WRITTEN PROBLEM ::
Write each line of the material exactly as given, from the top through the line that contains "(tint) at (179,355)", and omit all pictures.

DATA BLOCK ::
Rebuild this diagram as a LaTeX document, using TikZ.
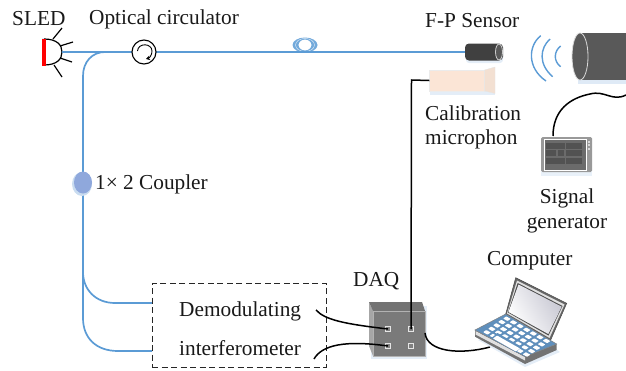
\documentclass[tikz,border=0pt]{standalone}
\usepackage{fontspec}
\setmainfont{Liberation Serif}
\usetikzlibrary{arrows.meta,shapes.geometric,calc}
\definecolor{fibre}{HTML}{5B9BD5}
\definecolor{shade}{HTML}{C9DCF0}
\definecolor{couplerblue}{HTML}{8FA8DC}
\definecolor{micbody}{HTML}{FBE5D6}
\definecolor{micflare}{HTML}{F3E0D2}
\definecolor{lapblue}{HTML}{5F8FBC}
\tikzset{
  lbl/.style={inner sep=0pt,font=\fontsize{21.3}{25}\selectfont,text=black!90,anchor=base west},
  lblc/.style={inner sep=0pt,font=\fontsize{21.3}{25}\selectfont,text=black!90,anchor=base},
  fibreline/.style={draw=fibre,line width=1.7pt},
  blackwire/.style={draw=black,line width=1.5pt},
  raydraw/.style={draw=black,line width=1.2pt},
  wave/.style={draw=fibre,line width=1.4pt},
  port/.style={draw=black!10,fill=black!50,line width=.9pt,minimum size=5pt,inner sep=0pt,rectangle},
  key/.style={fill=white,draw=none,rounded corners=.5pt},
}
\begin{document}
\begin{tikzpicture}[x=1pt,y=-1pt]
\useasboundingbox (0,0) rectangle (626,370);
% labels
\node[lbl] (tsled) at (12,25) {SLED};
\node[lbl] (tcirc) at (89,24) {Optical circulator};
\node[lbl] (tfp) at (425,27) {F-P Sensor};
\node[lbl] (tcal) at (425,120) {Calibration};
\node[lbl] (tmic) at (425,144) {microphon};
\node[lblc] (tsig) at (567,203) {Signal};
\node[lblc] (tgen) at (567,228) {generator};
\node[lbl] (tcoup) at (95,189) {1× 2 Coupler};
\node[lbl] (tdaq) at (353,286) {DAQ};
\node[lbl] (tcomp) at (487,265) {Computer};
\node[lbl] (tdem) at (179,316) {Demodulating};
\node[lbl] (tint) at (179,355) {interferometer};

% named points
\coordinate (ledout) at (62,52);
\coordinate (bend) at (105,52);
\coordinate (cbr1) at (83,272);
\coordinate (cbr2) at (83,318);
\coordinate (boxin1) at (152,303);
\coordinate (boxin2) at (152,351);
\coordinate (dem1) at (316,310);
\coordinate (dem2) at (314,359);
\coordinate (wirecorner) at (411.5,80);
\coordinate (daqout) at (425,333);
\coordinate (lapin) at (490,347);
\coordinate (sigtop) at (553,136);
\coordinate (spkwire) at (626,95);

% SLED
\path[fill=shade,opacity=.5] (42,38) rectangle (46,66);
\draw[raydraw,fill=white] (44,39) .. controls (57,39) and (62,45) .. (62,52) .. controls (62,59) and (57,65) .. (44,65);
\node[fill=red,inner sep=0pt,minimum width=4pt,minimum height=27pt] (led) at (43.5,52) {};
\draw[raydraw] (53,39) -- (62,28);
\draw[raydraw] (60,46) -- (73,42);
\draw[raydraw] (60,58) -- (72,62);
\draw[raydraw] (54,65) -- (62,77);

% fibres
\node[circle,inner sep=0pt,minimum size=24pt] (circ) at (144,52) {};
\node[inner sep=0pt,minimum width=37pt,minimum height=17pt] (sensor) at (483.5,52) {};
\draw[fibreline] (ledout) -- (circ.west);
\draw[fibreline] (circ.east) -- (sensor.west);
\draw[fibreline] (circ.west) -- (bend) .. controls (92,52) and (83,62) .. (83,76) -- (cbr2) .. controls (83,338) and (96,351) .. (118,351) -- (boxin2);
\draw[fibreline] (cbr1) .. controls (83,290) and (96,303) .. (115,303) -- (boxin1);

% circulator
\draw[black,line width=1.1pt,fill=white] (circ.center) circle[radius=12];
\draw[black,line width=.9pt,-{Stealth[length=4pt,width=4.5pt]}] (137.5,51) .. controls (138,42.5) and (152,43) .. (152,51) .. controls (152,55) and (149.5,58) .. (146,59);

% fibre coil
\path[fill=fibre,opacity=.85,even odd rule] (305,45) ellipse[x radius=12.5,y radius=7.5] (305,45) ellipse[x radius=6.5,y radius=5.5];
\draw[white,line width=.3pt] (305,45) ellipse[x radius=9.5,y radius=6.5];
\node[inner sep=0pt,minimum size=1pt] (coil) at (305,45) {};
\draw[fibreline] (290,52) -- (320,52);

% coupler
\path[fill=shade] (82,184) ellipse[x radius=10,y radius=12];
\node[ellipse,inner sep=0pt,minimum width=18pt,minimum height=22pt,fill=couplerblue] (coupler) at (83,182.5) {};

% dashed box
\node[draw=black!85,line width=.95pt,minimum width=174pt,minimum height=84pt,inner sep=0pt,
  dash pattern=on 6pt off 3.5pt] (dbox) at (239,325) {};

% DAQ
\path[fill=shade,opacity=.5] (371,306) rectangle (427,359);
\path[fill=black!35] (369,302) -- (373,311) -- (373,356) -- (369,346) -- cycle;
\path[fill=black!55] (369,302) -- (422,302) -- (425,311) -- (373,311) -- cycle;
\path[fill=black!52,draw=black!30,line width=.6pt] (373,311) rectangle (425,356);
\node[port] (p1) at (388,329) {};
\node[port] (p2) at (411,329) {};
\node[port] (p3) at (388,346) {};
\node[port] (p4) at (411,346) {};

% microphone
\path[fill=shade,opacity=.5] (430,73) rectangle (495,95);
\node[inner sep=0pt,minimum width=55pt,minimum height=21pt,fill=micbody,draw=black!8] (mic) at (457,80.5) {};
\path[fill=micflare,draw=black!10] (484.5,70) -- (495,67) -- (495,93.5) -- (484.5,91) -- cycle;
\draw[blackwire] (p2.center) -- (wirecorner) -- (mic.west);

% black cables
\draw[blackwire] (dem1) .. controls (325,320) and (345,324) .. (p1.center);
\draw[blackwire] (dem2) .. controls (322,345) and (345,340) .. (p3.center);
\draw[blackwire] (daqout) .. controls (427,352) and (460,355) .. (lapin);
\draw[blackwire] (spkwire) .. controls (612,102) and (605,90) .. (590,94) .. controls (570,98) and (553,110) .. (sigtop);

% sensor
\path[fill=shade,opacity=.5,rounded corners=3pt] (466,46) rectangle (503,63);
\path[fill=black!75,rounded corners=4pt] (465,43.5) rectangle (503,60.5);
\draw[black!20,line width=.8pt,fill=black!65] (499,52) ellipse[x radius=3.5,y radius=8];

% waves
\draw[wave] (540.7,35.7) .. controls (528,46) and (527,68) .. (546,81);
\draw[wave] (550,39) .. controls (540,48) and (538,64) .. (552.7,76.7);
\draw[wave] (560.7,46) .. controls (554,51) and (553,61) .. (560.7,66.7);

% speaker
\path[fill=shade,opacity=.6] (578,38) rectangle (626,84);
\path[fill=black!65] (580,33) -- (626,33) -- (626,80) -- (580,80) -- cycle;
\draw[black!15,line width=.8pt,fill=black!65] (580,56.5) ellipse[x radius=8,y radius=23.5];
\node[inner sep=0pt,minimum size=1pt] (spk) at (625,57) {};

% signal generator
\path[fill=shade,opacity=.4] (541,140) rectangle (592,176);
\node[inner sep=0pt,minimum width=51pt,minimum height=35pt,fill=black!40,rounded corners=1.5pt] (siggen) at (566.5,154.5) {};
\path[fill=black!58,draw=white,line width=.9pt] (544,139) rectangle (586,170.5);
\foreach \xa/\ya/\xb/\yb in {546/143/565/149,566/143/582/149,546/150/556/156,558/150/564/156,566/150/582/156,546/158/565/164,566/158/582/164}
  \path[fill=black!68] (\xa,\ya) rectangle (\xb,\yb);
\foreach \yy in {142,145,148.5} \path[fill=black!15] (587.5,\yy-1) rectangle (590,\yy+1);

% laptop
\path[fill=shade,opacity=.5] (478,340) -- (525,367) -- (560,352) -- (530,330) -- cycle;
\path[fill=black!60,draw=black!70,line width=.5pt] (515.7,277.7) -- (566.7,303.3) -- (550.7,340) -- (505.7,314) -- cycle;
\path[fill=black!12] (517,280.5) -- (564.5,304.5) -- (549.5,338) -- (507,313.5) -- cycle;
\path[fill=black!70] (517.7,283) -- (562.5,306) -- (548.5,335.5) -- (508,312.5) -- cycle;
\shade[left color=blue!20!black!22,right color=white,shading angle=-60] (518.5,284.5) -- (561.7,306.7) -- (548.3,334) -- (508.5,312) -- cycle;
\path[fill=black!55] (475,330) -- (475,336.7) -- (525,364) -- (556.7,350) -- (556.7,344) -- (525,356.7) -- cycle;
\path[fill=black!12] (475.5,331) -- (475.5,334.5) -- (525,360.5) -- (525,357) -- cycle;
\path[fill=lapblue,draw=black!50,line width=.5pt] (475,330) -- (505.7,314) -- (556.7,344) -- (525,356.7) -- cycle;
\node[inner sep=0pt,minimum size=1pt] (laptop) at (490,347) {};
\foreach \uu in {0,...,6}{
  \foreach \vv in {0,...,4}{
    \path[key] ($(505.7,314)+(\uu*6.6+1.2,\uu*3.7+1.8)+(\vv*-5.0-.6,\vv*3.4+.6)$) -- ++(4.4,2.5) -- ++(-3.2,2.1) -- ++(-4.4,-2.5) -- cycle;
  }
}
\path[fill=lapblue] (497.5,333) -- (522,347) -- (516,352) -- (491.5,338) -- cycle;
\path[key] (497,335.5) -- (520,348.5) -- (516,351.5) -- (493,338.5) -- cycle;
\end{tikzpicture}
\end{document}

SOLUTION TO THIS PROBLEM ::
Rebuild this diagram as a LaTeX document, using TikZ.
\documentclass[tikz,border=0pt]{standalone}
\usepackage{fontspec}
\setmainfont{Liberation Serif}
\usetikzlibrary{arrows.meta,shapes.geometric,calc}
\definecolor{fibre}{HTML}{5B9BD5}
\definecolor{shade}{HTML}{C9DCF0}
\definecolor{couplerblue}{HTML}{8FA8DC}
\definecolor{micbody}{HTML}{FBE5D6}
\definecolor{micflare}{HTML}{F3E0D2}
\definecolor{lapblue}{HTML}{5F8FBC}
\tikzset{
  lbl/.style={inner sep=0pt,font=\fontsize{21.3}{25}\selectfont,text=black!90,anchor=base west},
  lblc/.style={inner sep=0pt,font=\fontsize{21.3}{25}\selectfont,text=black!90,anchor=base},
  fibreline/.style={draw=fibre,line width=1.7pt},
  blackwire/.style={draw=black,line width=1.5pt},
  raydraw/.style={draw=black,line width=1.2pt},
  wave/.style={draw=fibre,line width=1.4pt},
  port/.style={draw=black!10,fill=black!50,line width=.9pt,minimum size=5pt,inner sep=0pt,rectangle},
  key/.style={fill=white,draw=none,rounded corners=.5pt},
}
\begin{document}
\begin{tikzpicture}[x=1pt,y=-1pt]
\useasboundingbox (0,0) rectangle (626,370);
% labels
\node[lbl] (tsled) at (12,25) {SLED};
\node[lbl] (tcirc) at (89,24) {Optical circulator};
\node[lbl] (tfp) at (425,27) {F-P Sensor};
\node[lbl] (tcal) at (425,120) {Calibration};
\node[lbl] (tmic) at (425,144) {microphon};
\node[lblc] (tsig) at (567,203) {Signal};
\node[lblc] (tgen) at (567,228) {generator};
\node[lbl] (tcoup) at (95,189) {1× 2 Coupler};
\node[lbl] (tdaq) at (353,286) {DAQ};
\node[lbl] (tcomp) at (487,265) {Computer};
\node[lbl] (tdem) at (179,316) {Demodulating};
\node[lbl] (tint) at (179,355) {interferometer};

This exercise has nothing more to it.